Why might you recommend MSE to students considering a graduate program in science and engineering?
I think the MSE program is perfect for multidisciplinary study. Since beginning research I have been able to do chemical engineering, organic chemistry, biomolecular and material characterization geared work all under the MSE umbrella. In choosing a particular program I knew I wanted to have access to all the disciplines available here so that I could do research with wide ranging applications that would be useful to more than just those in a very small area of study. By having connections through the MSE program all over campus, I am able to reach out to other professors in disciplines I am not as familiar with to do collaborative work, allowing me to go further with my research.

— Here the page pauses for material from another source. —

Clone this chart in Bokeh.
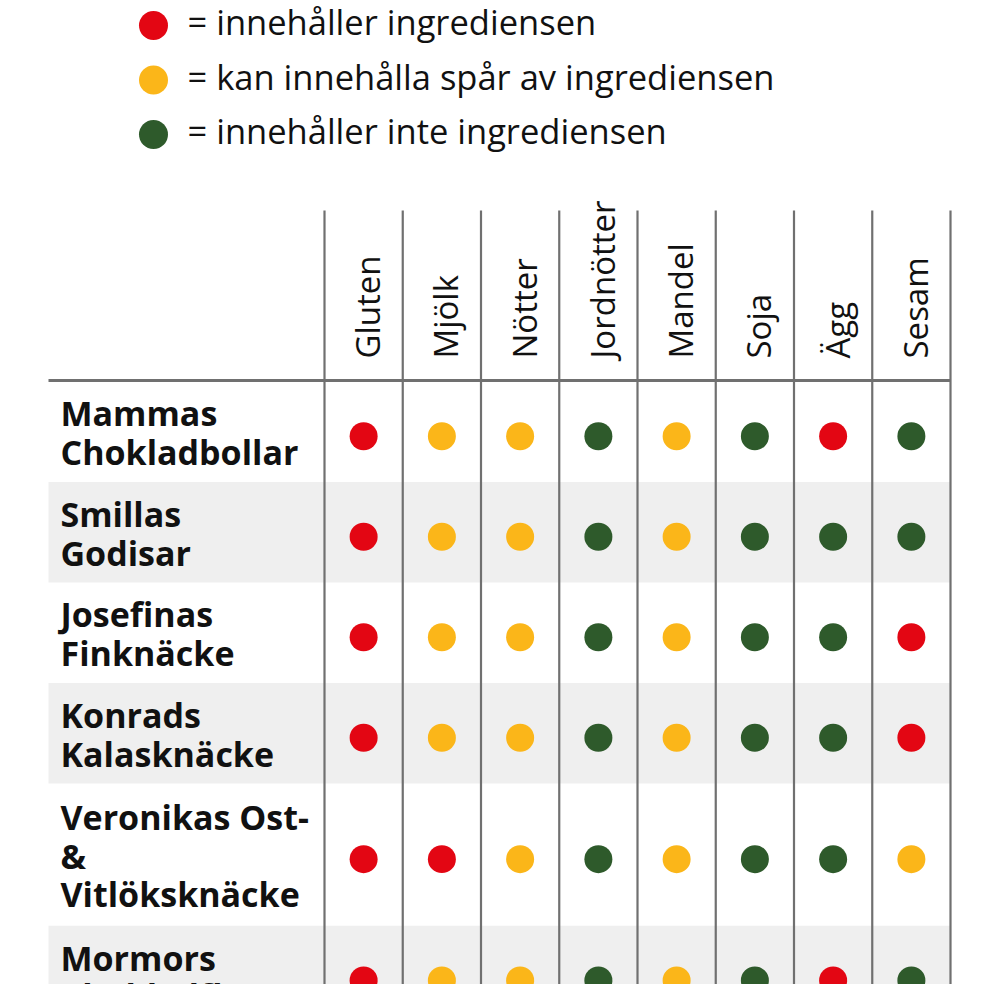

Where might you want to go next?
For the longest time, I have been interested in continuing research after I finish my PhD. Whether this leads me to working in a lab or in academia I am not sure, but I have always loved teaching and interacting with students which might push me closer to academia. At this point I know my PhD won’t close any doors for me and I thankfully still have a fair amount of time to figure out what my exact path will be.

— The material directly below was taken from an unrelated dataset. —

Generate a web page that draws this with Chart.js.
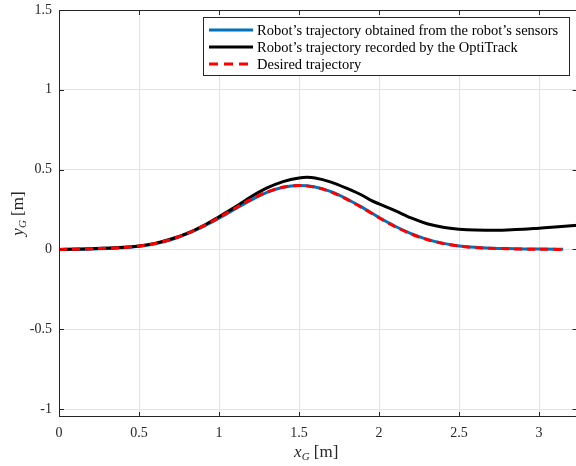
<!DOCTYPE html>
<html>
<head>
<meta charset="utf-8">
<script src="https://cdn.jsdelivr.net/npm/chart.js@4/dist/chart.umd.min.js"></script>
<style>
    body { margin: 0; overflow: hidden; background: #fff; }
    #wrap { width: 580px; height: 466px; }
</style>
</head>
<body>
<div id="wrap"><canvas id="trajChart" width="580" height="466"></canvas></div>
<script>
// 목표 궤적 (x, y) [m]
const xDesired = [0, 0.2, 0.4, 0.5, 0.6, 0.7, 0.8, 0.9, 1.0, 1.1, 1.2, 1.3, 1.4, 1.5, 1.6, 1.7, 1.8, 1.9, 2.0, 2.1, 2.2, 2.3, 2.4, 2.5, 2.6, 2.7, 2.8, 2.9, 3.0, 3.15];
const yDesired = [0, 0.004, 0.012, 0.021, 0.037, 0.063, 0.1, 0.146, 0.2, 0.258, 0.313, 0.36, 0.39, 0.4, 0.39, 0.36, 0.313, 0.258, 0.198, 0.143, 0.097, 0.062, 0.037, 0.021, 0.012, 0.007, 0.004, 0.002, 0.001, 0];
// 로봇 센서로 얻은 궤적
const ySensors = [0, 0.003, 0.011, 0.019, 0.035, 0.06, 0.097, 0.142, 0.195, 0.253, 0.309, 0.357, 0.389, 0.4, 0.391, 0.362, 0.316, 0.26, 0.2, 0.145, 0.099, 0.063, 0.038, 0.022, 0.013, 0.008, 0.005, 0.003, 0.002, 0.001];
// OptiTrack 으로 기록한 궤적
const xOpti = [0, 0.2, 0.4, 0.5, 0.6, 0.7, 0.8, 0.9, 1.0, 1.1, 1.2, 1.3, 1.4, 1.5, 1.55, 1.6, 1.7, 1.8, 1.9, 1.95, 2.0, 2.1, 2.2, 2.3, 2.4, 2.5, 2.6, 2.7, 2.8, 2.9, 3.0, 3.1, 3.25];
const yOpti = [0, 0.004, 0.013, 0.022, 0.038, 0.065, 0.1, 0.148, 0.205, 0.265, 0.33, 0.385, 0.425, 0.448, 0.452, 0.448, 0.422, 0.382, 0.336, 0.307, 0.285, 0.243, 0.197, 0.161, 0.139, 0.127, 0.121, 0.12, 0.122, 0.126, 0.133, 0.14, 0.152];

const xTicks = [0, 0.5, 1, 1.5, 2, 2.5, 3];
const yTicks = [-1, -0.5, 0, 0.5, 1, 1.5];

const legendNames = [
    'Robot\u2019s trajectory obtained from the robot\u2019s sensors',
    'Robot\u2019s trajectory recorded by the OptiTrack',
    'Desired trajectory'
];

const BLUE = '#0072BD';
const AXIS = '#262626';
const SERIF = '"Liberation Serif", "DejaVu Serif", serif';

function toPoints(xs, ys) {
    return xs.map((x, i) => ({ x: x, y: ys[i] }));
}

// 스케일 자동 여백 제거 (플롯 영역 위치 고정)
function noPad(s) {
    s.paddingTop = 0; s.paddingBottom = 0;
    s.paddingLeft = 0; s.paddingRight = 0;
}

// 박스, 안쪽 눈금, 범례, 축 제목
const decorations = {
    id: 'decorations',
    afterDraw(chart) {
        const ctx = chart.ctx;
        const a = chart.chartArea;
        const sx = chart.scales.x, sy = chart.scales.y;
        ctx.save();

        // 박스
        ctx.strokeStyle = AXIS;
        ctx.lineWidth = 1;
        ctx.strokeRect(a.left + 0.5, a.top + 0.5, a.right - a.left - 1, a.bottom - a.top - 1);

        // 안쪽 눈금
        ctx.beginPath();
        xTicks.forEach(v => {
            const px = Math.round(sx.getPixelForValue(v)) + 0.5;
            ctx.moveTo(px, a.bottom); ctx.lineTo(px, a.bottom - 5);
            ctx.moveTo(px, a.top); ctx.lineTo(px, a.top + 5);
        });
        yTicks.forEach(v => {
            const py = Math.round(sy.getPixelForValue(v)) + 0.5;
            ctx.moveTo(a.left, py); ctx.lineTo(a.left + 5, py);
            ctx.moveTo(a.right, py); ctx.lineTo(a.right - 5, py);
        });
        ctx.stroke();

        // 범례
        const bx = 203, by = 17, bw = 366, bh = 58;
        ctx.fillStyle = '#fff';
        ctx.fillRect(bx, by, bw, bh);
        ctx.strokeStyle = AXIS;
        ctx.strokeRect(bx + 0.5, by + 0.5, bw, bh);
        const styles = [
            { color: BLUE, dash: [] },
            { color: '#000', dash: [] },
            { color: '#ff0000', dash: [9, 6] }
        ];
        ctx.font = '14.5px ' + SERIF;
        ctx.textBaseline = 'middle';
        legendNames.forEach((name, i) => {
            const ly = by + 13 + i * 17;
            ctx.beginPath();
            ctx.strokeStyle = styles[i].color;
            ctx.lineWidth = 3;
            ctx.setLineDash(styles[i].dash);
            ctx.moveTo(209, ly); ctx.lineTo(253, ly);
            ctx.stroke();
            ctx.setLineDash([]);
            ctx.fillStyle = '#000';
            ctx.fillText(name, 257, ly + 1);
        });

        // 축 제목
        ctx.fillStyle = AXIS;
        ctx.textBaseline = 'alphabetic';
        function axisTitle(sym, cx, cy) {
            ctx.font = 'italic 17px ' + SERIF;
            const w1 = ctx.measureText(sym).width;
            ctx.font = 'italic 11px ' + SERIF;
            const w2 = ctx.measureText('G').width;
            ctx.font = '17px ' + SERIF;
            const w3 = ctx.measureText(' [m]').width;
            let x0 = cx - (w1 + w2 + w3) / 2;
            ctx.font = 'italic 17px ' + SERIF;
            ctx.fillText(sym, x0, cy);
            ctx.font = 'italic 11px ' + SERIF;
            ctx.fillText('G', x0 + w1, cy + 3);
            ctx.font = '17px ' + SERIF;
            ctx.fillText(' [m]', x0 + w1 + w2, cy);
        }
        axisTitle('x', (a.left + a.right) / 2 - 2, 457);
        ctx.translate(23, (a.top + a.bottom) / 2);
        ctx.rotate(-Math.PI / 2);
        axisTitle('y', 0, 0);

        ctx.restore();
    }
};

var ctx = document.getElementById('trajChart').getContext('2d');

var trajChart = new Chart(ctx, {
    type: 'line',
    data: {
        datasets: [
            {
                label: legendNames[0],
                data: toPoints(xDesired, ySensors),
                borderColor: BLUE,
                borderWidth: 3,
                order: 3
            },
            {
                label: legendNames[1],
                data: toPoints(xOpti, yOpti),
                borderColor: '#000',
                borderWidth: 3,
                order: 2
            },
            {
                label: legendNames[2],
                data: toPoints(xDesired, yDesired),
                borderColor: '#ff0000',
                borderWidth: 3,
                borderDash: [8, 5],
                order: 1
            }
        ]
    },
    options: {
        responsive: false,
        animation: false,
        parsing: false,
        elements: {
            point: { radius: 0 },
            line: { tension: 0.4, cubicInterpolationMode: 'monotone', fill: false }
        },
        layout: { padding: { left: 0, top: 10, right: 2.5, bottom: 0 } },
        plugins: {
            legend: { display: false },
            tooltip: { enabled: false }
        },
        scales: {
            x: {
                type: 'linear',
                min: 0,
                max: 3.24,
                afterFit: s => { s.height = 49; noPad(s); },
                afterBuildTicks: s => { s.ticks = xTicks.map(v => ({ value: v })); },
                grid: { color: '#e3e3e3', drawTicks: false },
                border: { display: false },
                ticks: {
                    padding: 8,
                    color: AXIS,
                    font: { family: SERIF, size: 14 },
                    callback: v => String(v)
                }
            },
            y: {
                type: 'linear',
                min: -1.05,
                max: 1.5,
                afterFit: s => { s.width = 59; noPad(s); },
                afterBuildTicks: s => { s.ticks = yTicks.map(v => ({ value: v })); },
                grid: { color: '#e3e3e3', drawTicks: false },
                border: { display: false },
                ticks: {
                    padding: 7,
                    color: AXIS,
                    font: { family: SERIF, size: 14 },
                    callback: v => String(v)
                }
            }
        }
    },
    plugins: [decorations]
});
</script>
</body>
</html>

What do you do for fun or in your spare time?
Boulder is an amazing place to have spare time when you can find it as a grad student! I am definitely an ‘outdoorsy’ person — and most of the time I spend outside I spend with my dog. Before moving to Colorado, I was an avid hiker and I have continued that since moving here, starting easy with some hikes right out of some local parks and then moving to some 14’ers and overnight range hikes. Between hikes, I also really enjoy running and have gotten involved with the club crew team here at CU so that I can continue rowing, which is something I did at my undergrad university.

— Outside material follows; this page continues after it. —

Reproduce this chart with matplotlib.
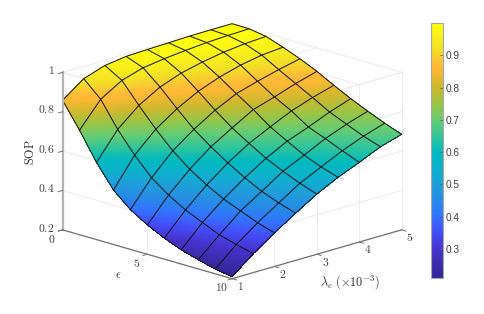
import numpy as np
import matplotlib
matplotlib.use("Agg")
import matplotlib.pyplot as plt
from matplotlib.colors import LinearSegmentedColormap, Normalize
from matplotlib.cm import ScalarMappable
from mpl_toolkits.mplot3d import proj3d

plt.rcParams['mathtext.fontset'] = 'cm'
plt.rcParams['font.family'] = ['Liberation Sans', 'DejaVu Sans']

eps = [0, 1, 2, 3, 4, 5, 6, 7, 8, 9, 10]
lam = [1, 1.5, 2, 2.5, 3, 3.5, 4, 4.5, 5]
# one row per eps
sop = [
    [.858, .937, .973, .988, .992, .995, .998, .999, .999],
    [.731, .857, .922, .955, .970, .981, .990, .995, .998],
    [.592, .729, .820, .882, .922, .947, .966, .978, .984],
    [.477, .623, .724, .797, .854, .895, .925, .945, .954],
    [.402, .533, .639, .717, .783, .836, .868, .896, .920],
    [.349, .470, .570, .653, .718, .780, .813, .850, .881],
    [.307, .419, .515, .596, .664, .717, .767, .804, .835],
    [.272, .380, .468, .545, .613, .669, .710, .755, .792],
    [.247, .342, .433, .501, .572, .623, .676, .718, .753],
    [.224, .318, .397, .467, .536, .588, .639, .682, .717],
    [.210, .296, .371, .440, .506, .560, .605, .653, .685],
]
z_ticks = [0.2, 0.4, 0.6, 0.8, 1]
z_labels = ['0.2', '0.4', '0.6', '0.8', '1']
eps_ticks = [0, 5, 10]
lam_ticks = [1, 2, 3, 4, 5]
cbar_ticks = [0.3, 0.4, 0.5, 0.6, 0.7, 0.8, 0.9]

cmap_pos = [.21, .30, .35, .40, .45, .50, .55, .60, .65, .70, .75, .80, .85, .87, .92, 1.0]
cmap_col = [(.20, .15, .58), (.27, .20, .80), (.27, .30, .97), (.20, .45, 1), (.15, .55, .90),
            (.12, .62, .85), (.05, .69, .80), (0, .73, .75), (.20, .77, .60), (.40, .80, .45),
            (.60, .77, .27), (.80, .72, .18), (.98, .72, .20), (1, .73, .22), (.95, .88, .15),
            (1, 1, .05)]
norm = Normalize(.21, 1.0)
cmap = LinearSegmentedColormap.from_list(
    'sop', [((p - .21) / .79, c) for p, c in zip(cmap_pos, cmap_col)], N=512)

fig = plt.figure(figsize=(4.85, 3.14), dpi=100)
# square axes bigger than the figure so that nothing gets clipped
size = 600
cx, cy = 224.0, 154.8
ax = fig.add_axes([(cx - size / 2) / 485, (cy - size / 2) / 314, size / 485, size / 314],
                  projection='3d', proj_type='ortho')
ax.computed_zorder = False
ax.view_init(elev=16.75, azim=-45)
ax.set_box_aspect((1, 1, .686), zoom=1.165 * 314 / size)
ax.set_xlim(0, 10)
ax.set_ylim(1, 5)
ax.set_zlim(.2, 1)
ax.set_axis_off()
ax.apply_aspect()


def label(e, l, z, s, **kw):
    x, y, _ = proj3d.proj_transform(e, l, z, ax.get_proj())
    px, py = ax.transData.transform((x, y))
    fig.text(px / 485, py / 314, s, fontsize=8.4, color='#404040', **kw)


E, L = np.meshgrid(eps, lam, indexing='ij')
Z = np.array(sop)

# finer mesh only for smooth colour shading, the black mesh stays on the read nodes
sub = 14
ei = np.linspace(0, len(eps) - 1, (len(eps) - 1) * sub + 1)
li = np.linspace(0, len(lam) - 1, (len(lam) - 1) * sub + 1)
Ef = np.interp(ei, range(len(eps)), eps)
Lf = np.interp(li, range(len(lam)), lam)
Zf = np.array([np.interp(li, range(len(lam)), row) for row in Z])
Zf = np.array([np.interp(ei, range(len(eps)), col) for col in Zf.T]).T
Ef2, Lf2 = np.meshgrid(Ef, Lf, indexing='ij')

grid_c = '#ececec'
# z levels on the two near walls
for z in z_ticks:
    ax.plot([0, 10], [1, 1], [z, z], color=grid_c, lw=.7, zorder=1)
    ax.plot([10, 10], [1, 5], [z, z], color=grid_c, lw=.7, zorder=1)
for e in eps_ticks:
    ax.plot([e, e], [1, 1], [.2, 1], color=grid_c, lw=.7, zorder=1)
    ax.plot([e, e], [1, 5], [1, 1], color=grid_c, lw=.7, zorder=1)
for l in lam_ticks:
    ax.plot([10, 10], [l, l], [.2, 1], color=grid_c, lw=.7, zorder=1)
    ax.plot([0, 10], [l, l], [1, 1], color=grid_c, lw=.7, zorder=1)

ax.plot_surface(Ef2, Lf2, Zf, facecolors=cmap(norm(Zf)), rstride=1, cstride=1,
                shade=False, linewidth=0, antialiased=False, zorder=2)
ax.plot_wireframe(E, L, Z, rstride=1, cstride=1, color='#111111', lw=.7, zorder=3)

# axis lines
ax.plot([0, 0], [1, 1], [.2, 1], color='#b4b4b4', lw=1.6, zorder=4)
ax.plot([0, 10], [1, 1], [.2, .2], color='#707070', lw=.9, zorder=4)
ax.plot([10, 10], [1, 5], [.2, .2], color='#707070', lw=.9, zorder=4)
for z, s in zip(z_ticks, z_labels):
    ax.plot([0, 0], [1, .9], [z, z], color='#707070', lw=.7, zorder=4)
    label(0, .81, z + .018, '$' + s + '$', ha='right', va='center')
for e in eps_ticks:
    ax.plot([e, e], [1, .9], [.2, .2], color='#707070', lw=.7, zorder=4)
    label(e, .75, .166, '$%d$' % e, ha='center', va='center')
for l in lam_ticks:
    ax.plot([10, 10.25], [l, l], [.2, .2], color='#707070', lw=.7, zorder=4)
    label(10.5, l, .17, '$%d$' % l, ha='center', va='center')

fig.text(30.5 / 485, 1 - 152 / 314, r'$\mathrm{SOP}$', rotation=90, ha='center', va='center',
         fontsize=8.8, color='#303030')
fig.text(118.7 / 485, 1 - 275 / 314, r'$\epsilon$', ha='center', va='center', fontsize=8.8, color='#303030')
fig.text(350 / 485, 1 - 282 / 314, r'$\lambda_e\ (\times 10^{-3})$', ha='center', va='center',
         fontsize=8.8, color='#303030')

cax = fig.add_axes([431.5 / 485, 1 - 278 / 314, 11.5 / 485, 255 / 314])
cb = fig.colorbar(ScalarMappable(norm=norm, cmap=cmap), cax=cax, ticks=cbar_ticks)
cb.ax.set_yticklabels(['%.1f' % t for t in cbar_ticks])
cb.ax.tick_params(direction='in', length=2, width=.6, color='#606060', labelcolor='#404040',
                  labelsize=7.3, pad=2)
cb.outline.set_edgecolor('#a8a8a8')
cb.outline.set_linewidth(.8)

fig.savefig('out.png', dpi=100)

Aside from being outdoors, I also really enjoy cooking and baking, two things that really fed my love of chemistry and that I wind up doing daily as a means of stepping out of my research completely. This is also true of reading — I always have at least one book I’m in the middle of because I find them to be a way to slow down and achieve the total gear switch for my brain that allows me to return to research the next day with an excitement to ask the next set of questions.
What is your favorite film(s), book(s), sport(s) or other media-related interests, and why? Do your interests in art, literature, and cinema have an influence on your research and goals as a materials scientist?
I love reading books that take me into the world of the main characters — for this reason I don’t have a favorite author or series. More often than not I find myself drawn to science fiction, historical fiction, adventure or old mystery novels because of the descriptions these books offer early on that allow me to immerse myself in the story. Some of the books that I could always pick up and read at any time include The Hobbit, Ringworld and One Second After — all very different novels but all written in such a way that I as a reader have most of the details but my imagination is left open to build elements of the story on my own.
I think that my interests in literature, wanting to have the ability to expand my imagination and test the limits of the world I can create in my mind with only the words of an author, does reflect my work as a researcher. Constantly in research you have to be able to ask the new questions and push past the invisible boundaries to imagine what could be so that new discoveries can be made, big or small. You may know what the overall goal of your research topic is but you have to fill in all the pieces along the way, kind of like how I picture a book as a template for the story that you get to create in your mind.